Petomics aims to make dog poop smell rosy

This article was taken from the February 2015 issue of WIRED magazine. Be the first to read WIRED's articles in print before they're posted online, and get your hands on loads of additional content by subscribing online.

Can a dog's poo smell rosy? Tel Aviv-based Omri Amirav-Drory thinks so. He's working with biotechnologist Gilad Gome of Miroculus on Petomics, a pet-probiotic that makes their mess less nasty.

Amirav-Drory's previous work, the Glowing Plant Project (accepted by seed-fund accelerator Y Combinator in August 2014), gives living flora radiance by inserting bioluminescent genes into their DNA. "No one else was trying it," he says.
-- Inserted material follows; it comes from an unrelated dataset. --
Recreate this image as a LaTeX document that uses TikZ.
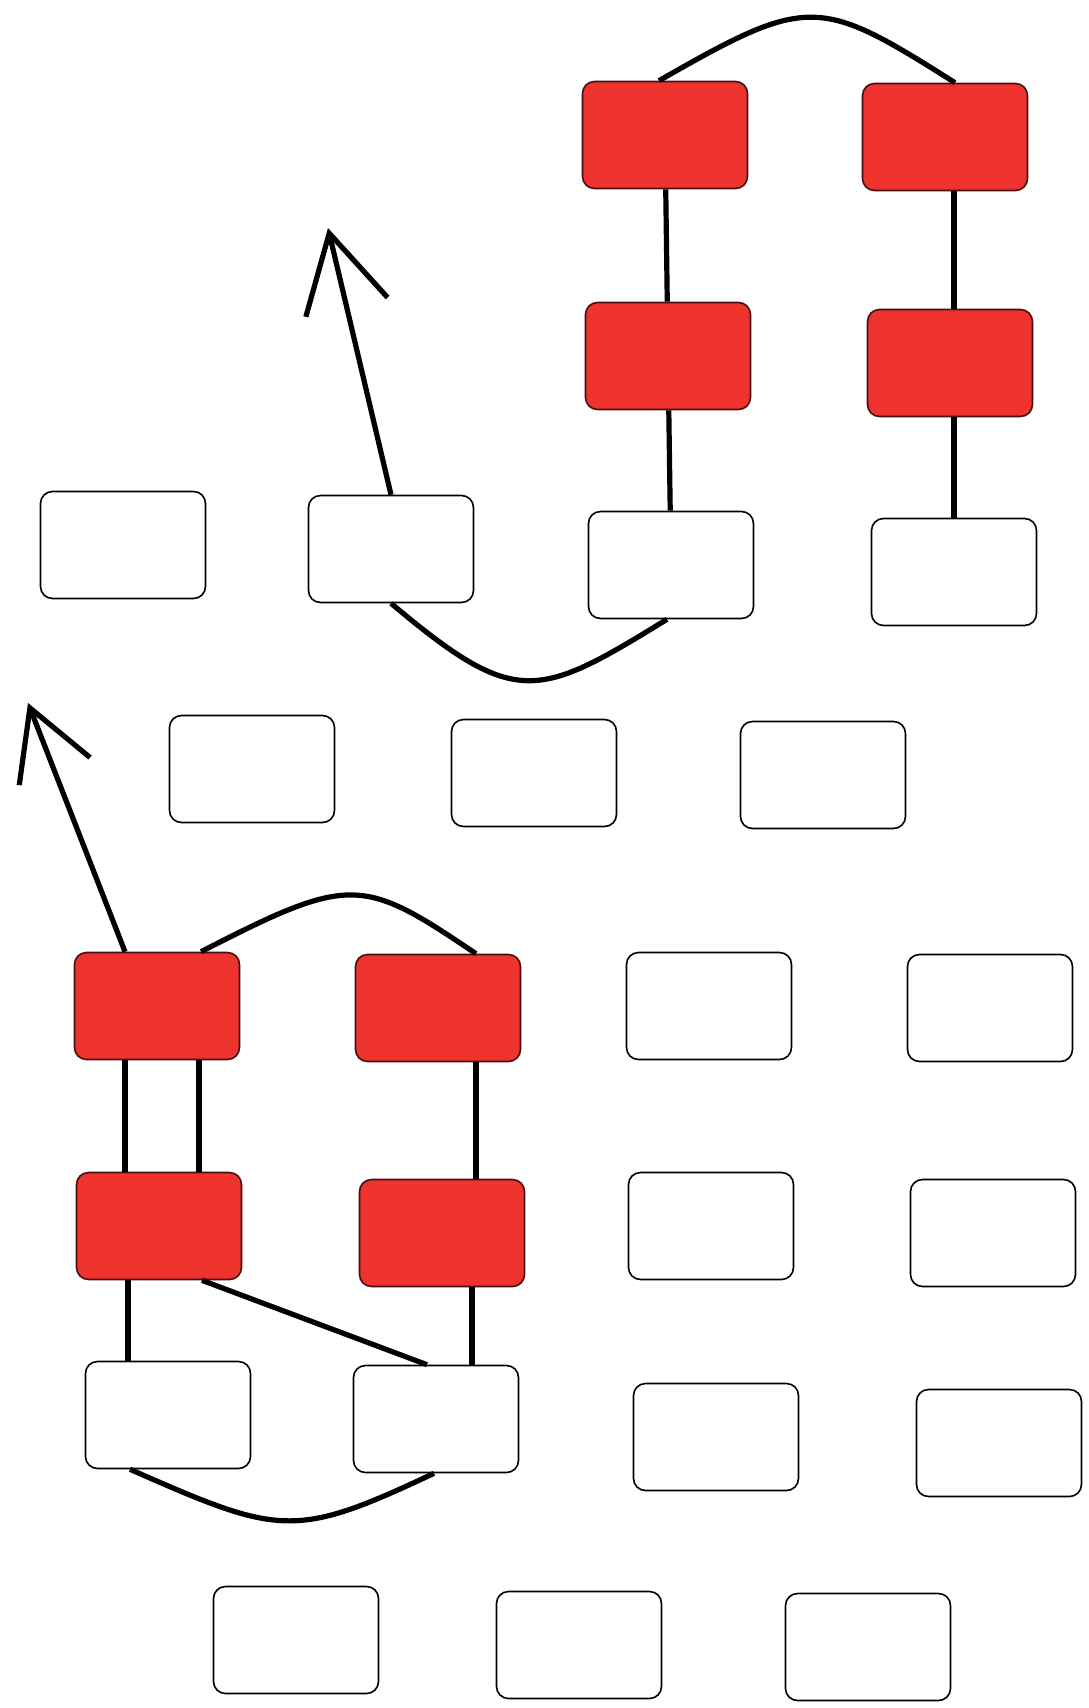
\documentclass[tikz,border=0pt]{standalone}
\usetikzlibrary{arrows.meta}
\definecolor{boxred}{RGB}{238,50,46}
\begin{document}
\begin{tikzpicture}[x=0.5pt, y=-0.5pt,
    cell/.style={draw, line width=0.8pt, rounded corners=6pt, minimum width=82.5pt, minimum height=53.5pt, inner sep=0pt},
    hotcell/.style={cell, fill=boxred, draw=black!70!boxred},
    wire/.style={line width=2.6pt},
    >={Straight Barb[length=38pt,width=42pt]}]
    \useasboundingbox (0,0) rectangle (1088,1708);

    % red boxes
    \foreach \n/\x/\y in {r1/665/135, r2/945/137, r3/668/356, r4/950/363,
                          r5/157/1006, r6/438/1008, r7/159/1226, r8/442/1233}
      \node[hotcell] (\n) at (\x,\y) {};

    % plain boxes
    \foreach \n/\x/\y in {w1/123/545, w2/391/549, w3/671/565, w4/954/572,
                          w5/252/769, w6/534/773, w7/823/775,
                          w8/709/1006, w9/990/1008, w10/711/1226, w11/993/1233,
                          w12/168/1415, w13/436/1419, w14/716/1437, w15/999/1443,
                          w16/296/1640, w17/579/1645, w18/868/1647}
      \node[cell] (\n) at (\x,\y) {};

    \coordinate (tip1) at (328,228);
    \coordinate (tip2) at (28,703);

    % upper group
    \draw[wire] ([xshift=-3pt]r1.north) .. controls +(150,-86) and +(-136,-86) .. ([xshift=5pt]r2.north);
    \draw[wire] (r1) -- (r3);
    \draw[wire] (r3) -- (w3);
    \draw[wire] (r2.south -| w4) -- (r4.north -| w4);
    \draw[wire] (r4.south -| w4) -- (w4);
    \draw[wire] ([xshift=-2pt]w3.south) .. controls +(-130,80) and +(125,105) .. (w2.south);
    \draw[wire,->] (w2.north) -- (tip1);

    % lower group
    \draw[wire,-{Straight Barb[length=34pt,width=38pt]}] ([xshift=-16pt]r5.north) -- (tip2);
    \draw[wire] ([xshift=22pt]r5.north) .. controls +(150,-77) and +(-114,-77) .. ([xshift=19pt]r6.north);
    \draw[wire] ([xshift=-16pt]r5.south) -- ([xshift=-17pt]r7.north);
    \draw[wire] ([xshift=21pt]r5.south) -- ([xshift=20pt]r7.north);
    \draw[wire] ([xshift=19pt]r6.south) -- ([xshift=17pt]r8.north);
    \draw[wire] ([xshift=-15.5pt]r7.south) -- ([xshift=-20pt]w12.north);
    \draw[wire] ([xshift=21.5pt]r7.south) -- ([xshift=-4.5pt]w13.north);
    \draw[wire] ([xshift=15pt]r8.south) -- ([xshift=18pt]w13.north);
    \draw[wire] ([xshift=-19pt]w12.south) .. controls +(150,66) and +(-140,66) .. ([xshift=-1pt]w13.south);
\end{tikzpicture}
\end{document}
Amirav-Drory and his friend Antony Evans raised $484,000 (£300,000) for the project, which is now a spinoff company. His day job, as CEO and founder of Genome Compiler, allows biologists to design DNA sequences. "More than 10,000 people from academia and biotech use our platform," he says. "You order DNA to be printed and shipped to you for use in any organism or experiment."

The point of the side projects, he says, is to show that synthetic biology can be fun. "Sometimes it's the quirky projects rather than the ones creating lifesaving drugs that can educate people and get them excited about the power of biology."